Já o magistrado Germano Siqueira, diretor de assuntos legislativos da Associação Nacional dos Magistrados Trabalhistas (Anamatra), concorda com a circular do governo. “Essa é uma interpretação que explicita bem o sentido da lei. Com o segundo ano completo virão mais 3 dias somados aos 30 iniciais. É claro que, além de uma regulamentação que explicite isso, deve haver ampla divulgação pelo Ministério do Trabalho e pelos sindicatos”, diz Siqueira.
Quando o direito começa?
De acordo com o juiz trabalhista Rogério Neiva, da 20ª Vara do Trabalho de Brasília, a maioria das reclamações sobre novo aviso prévio que já entraram nas varas trabalhistas se refere ao período a partir do qual o direito começa: se vale para contratos de trabalho em andamento na publicação da lei ou o tempo superior só começa a ser considerado a partir da publicação – uma pessoa com 20 anos de empresa demitida 1 dia depois da publicação já tem direito ou os 3 dias por ano começam a ser contados depois que a lei foi publicada, por exemplo.
A circular interna do ministério diz apenas que o direito começa a valer para quem entrar de aviso prévio a partir da publicação. “Eu levo em consideração o prazo a partir da publicação da lei, mas a lei não disciplinou nada. […] Esse é um assunto ou do poder Legislativo, para que discipline em uma nova lei a partir de quando produz efeito, ou do poder Judiciário, enquanto intérprete da lei. O Executivo não pode criar direitos nem obrigação, pode dizer como cumpre e isso simplesmente não resolveria esse ponto que, na minha opinião, é o principal questionamento”, afirma Neiva.
O magistrado destaca que o aviso prévio proporcional é uma questão sensível porque a partir dele são feitos cálculos de outros direitos, como férias, 13º salário e FGTS.
O texto original da CLT – de 1943 – não previa o aviso prévio proporcional, termo que foi incluído na Constituição de 1988 no artigo 7º, que trata apenas dos direitos do trabalhador. Para alguns juristas, isso indica que o trabalhador não deve ser obrigado a cumprir aviso prévio superior a 30 dias ou ressarcir o empregador. Essa também é a interpretação do Ministério do Trabalho na circular do ano passado.
O desembargador Andre Damasceno, do TRT-10, discorda dessa tese e crê que trata-se de um direito de mão dupla. “A CLT que continua vigente fala tanto do empregado como do empregador.

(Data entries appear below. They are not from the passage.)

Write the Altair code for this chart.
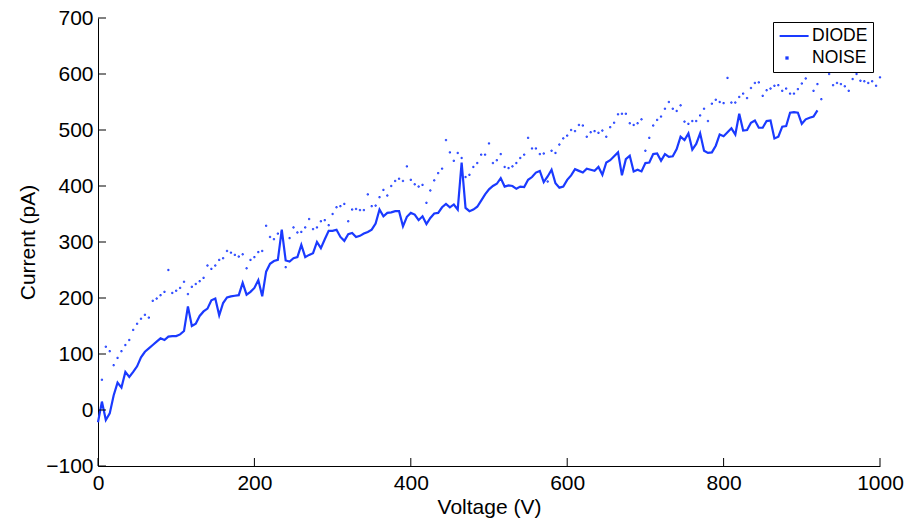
import altair as alt
import pandas as pd

FONT = "Liberation Sans"
BLUE = "#1a3aff"

# ---- data ----
diode_v = list(range(0, 925, 5))
diode_i = [
    -22, 15, -18, -6, 26, 49, 40, 68, 59, 68,
    78, 94, 104, 110, 116, 122, 128, 125, 131, 132,
    132, 135, 141, 185, 150, 154, 168, 176, 181, 196,
    199, 169, 191, 201, 203, 204, 205, 227, 206, 211,
    218, 232, 203, 247, 261, 266, 268, 322, 267, 265,
    271, 273, 295, 273, 277, 280, 300, 289, 305, 320,
    320, 322, 309, 302, 314, 316, 309, 311, 315, 318,
    322, 333, 358, 346, 352, 353, 355, 355, 328, 345,
    352, 349, 339, 346, 332, 343, 351, 352, 362, 368,
    362, 367, 358, 442, 361, 355, 358, 363, 374, 385,
    394, 400, 404, 414, 399, 401, 400, 395, 399, 398,
    411, 416, 424, 427, 407, 417, 429, 405, 397, 399,
    411, 419, 430, 427, 424, 431, 429, 427, 434, 420,
    442, 446, 453, 460, 419, 448, 454, 426, 429, 426,
    441, 442, 457, 458, 445, 457, 452, 453, 466, 488,
    482, 494, 465, 475, 494, 463, 459, 460, 472, 492,
    489, 496, 503, 492, 529, 499, 500, 513, 517, 504,
    504, 516, 517, 485, 488, 506, 507, 531, 532, 531,
    511, 519, 522, 524, 535,
]

noise_v = list(range(5, 1005, 5))
noise_i = [
    54, 113, 105, 80, 93, 105, 116, 125, 143, 154,
    163, 170, 165, 195, 199, 205, 211, 250, 209, 213,
    218, 229, 207, 220, 225, 230, 236, 258, 252, 258,
    268, 271, 284, 281, 277, 274, 278, 253, 268, 273,
    282, 284, 329, 309, 305, 315, 318, 255, 307, 326,
    317, 318, 326, 341, 323, 326, 337, 339, 330, 350,
    362, 364, 368, 337, 358, 359, 357, 357, 385, 364,
    365, 380, 393, 383, 400, 409, 413, 409, 435, 411,
    403, 399, 402, 370, 392, 410, 423, 431, 482, 460,
    445, 459, 450, 416, 420, 434, 441, 456, 456, 476,
    441, 446, 457, 434, 432, 435, 441, 450, 456, 486,
    467, 467, 457, 458, 408, 463, 459, 474, 485, 490,
    500, 498, 509, 508, 488, 496, 498, 495, 499, 488,
    505, 513, 528, 529, 529, 512, 509, 512, 519, 463,
    486, 508, 518, 524, 538, 550, 538, 534, 544, 515,
    511, 516, 516, 526, 538, 516, 547, 554, 550, 548,
    593, 549, 549, 559, 565, 557, 575, 584, 585, 561,
    571, 574, 579, 580, 570, 574, 565, 565, 573, 583,
    592, 612, 570, 582, 555, 612, 600, 580, 584, 582,
    578, 570, 591, 600, 588, 587, 584, 587, 579, 594,
]

series_names = ["DIODE", "NOISE"]
xticks = [0, 200, 400, 600, 800, 1000]
yticks = [-100, 0, 100, 200, 300, 400, 500, 600, 700]

diode_df = pd.DataFrame({"v": diode_v, "i": diode_i, "series": series_names[0]})
noise_df = pd.DataFrame({"v": noise_v, "i": noise_i, "series": series_names[1]})

xs = alt.Scale(domain=[xticks[0], xticks[-1]], nice=False, zero=False)
ys = alt.Scale(domain=[yticks[0], yticks[-1]], nice=False, zero=False)

xaxis = alt.Axis(values=xticks, format="d", ticks=False, tickSize=0, grid=False,
                 domainColor="black", domainWidth=1, labelFontSize=21, labelFont=FONT,
                 labelColor="black", labelPadding=6, labelFlush=False,
                 title="Voltage (V)", titleFontSize=21, titleFont=FONT,
                 titleFontWeight="normal", titleColor="black", titlePadding=3)
yaxis = alt.Axis(values=yticks, format="d", ticks=False, tickSize=0, grid=False,
                 domainColor="black", domainWidth=1, labelFontSize=21, labelFont=FONT,
                 labelColor="black", labelPadding=5, labelFlush=False,
                 title="Current (pA)", titleFontSize=21, titleFont=FONT,
                 titleFontWeight="normal", titleColor="black", titlePadding=7)

X = alt.X("v:Q", scale=xs, axis=xaxis)
Y = alt.Y("i:Q", scale=ys, axis=yaxis)

line = alt.Chart(diode_df).mark_line(color=BLUE, strokeWidth=2.2).encode(x=X, y=Y)

legend = alt.Legend(title=None, orient="none", legendX=675, legendY=4,
                    padding=5, rowPadding=4, labelOffset=16, labelFontSize=17.5,
                    labelFont=FONT, labelColor="black", strokeColor="black",
                    fillColor="white", symbolStrokeWidth=2, symbolSize=256,
                    cornerRadius=0, zindex=1)

points = alt.Chart(noise_df).mark_point(
    color=BLUE, filled=False, strokeWidth=1, opacity=1, size=256
).encode(
    x=X, y=Y,
    shape=alt.Shape("series:N",
                    scale=alt.Scale(domain=series_names,
                                    range=["M-0.925,0L2.7,0",
                                           "M-0.08,-0.08L0.08,-0.08L0.08,0.08L-0.08,0.08Z"]),
                    legend=legend),
)

xt = alt.Chart(pd.DataFrame({"t": xticks})).mark_tick(
    orient="vertical", size=8, thickness=1, color="black", opacity=1, yOffset=-4
).encode(x=alt.X("t:Q", scale=xs, axis=xaxis), y=alt.Y(datum=yticks[0], scale=ys, axis=yaxis))

yt = alt.Chart(pd.DataFrame({"t": yticks})).mark_tick(
    orient="horizontal", size=8, thickness=1, color="black", opacity=1, xOffset=4
).encode(y=alt.Y("t:Q", scale=ys, axis=yaxis), x=alt.X(datum=xticks[0], scale=xs, axis=xaxis))

chart = alt.layer(line, points, xt, yt).properties(
    width=782, height=448,
    autosize=alt.AutoSizeParams(type="none"),
    padding={"left": 98, "top": 18, "right": 29, "bottom": 59},
    background="white",
).configure_view(stroke=None)

chart.save("out.html", embed_options={"renderer": "svg", "actions": False})
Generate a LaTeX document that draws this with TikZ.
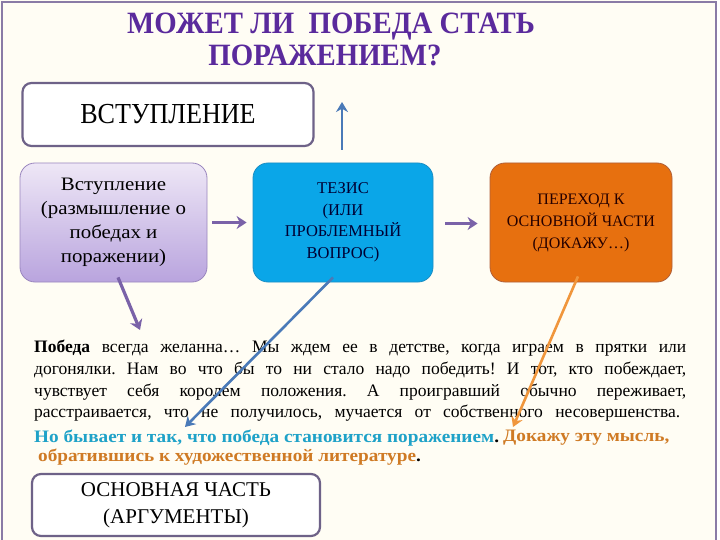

A interpretação é de que é um direito das duas partes.”
Damasceno afirma que uma regulamentação por decreto “ajudaria a direcionar a solução”, mas afirma considerar “mais provável que o tema seja pacificado na Justiça.”
Presidente da Associação Nacional dos Procuradores do Trabalho (ANPT), Sebastião Vieira Caixeta, argumenta que “interpretações equivocadas” da nova lei podem gerar “insegurança”. “Não nos parece razoável que uma lei para regulamentar um dispositivo da Constituição que trata do direito do trabalhador se aplique a ele. O trabalhador não tem que dar aviso superior. […] Tem um problema de redação e [o texto] poderia ter sido melhor elaborado.”
Ele afirma que um decreto presidencial sobre o tema poderia deixar o direito “bem às claras”. “A nova lei pode levar a acionamentos na Justiça de tema que, talvez com um decreto, não gerassem necessidade de discussão judicial.”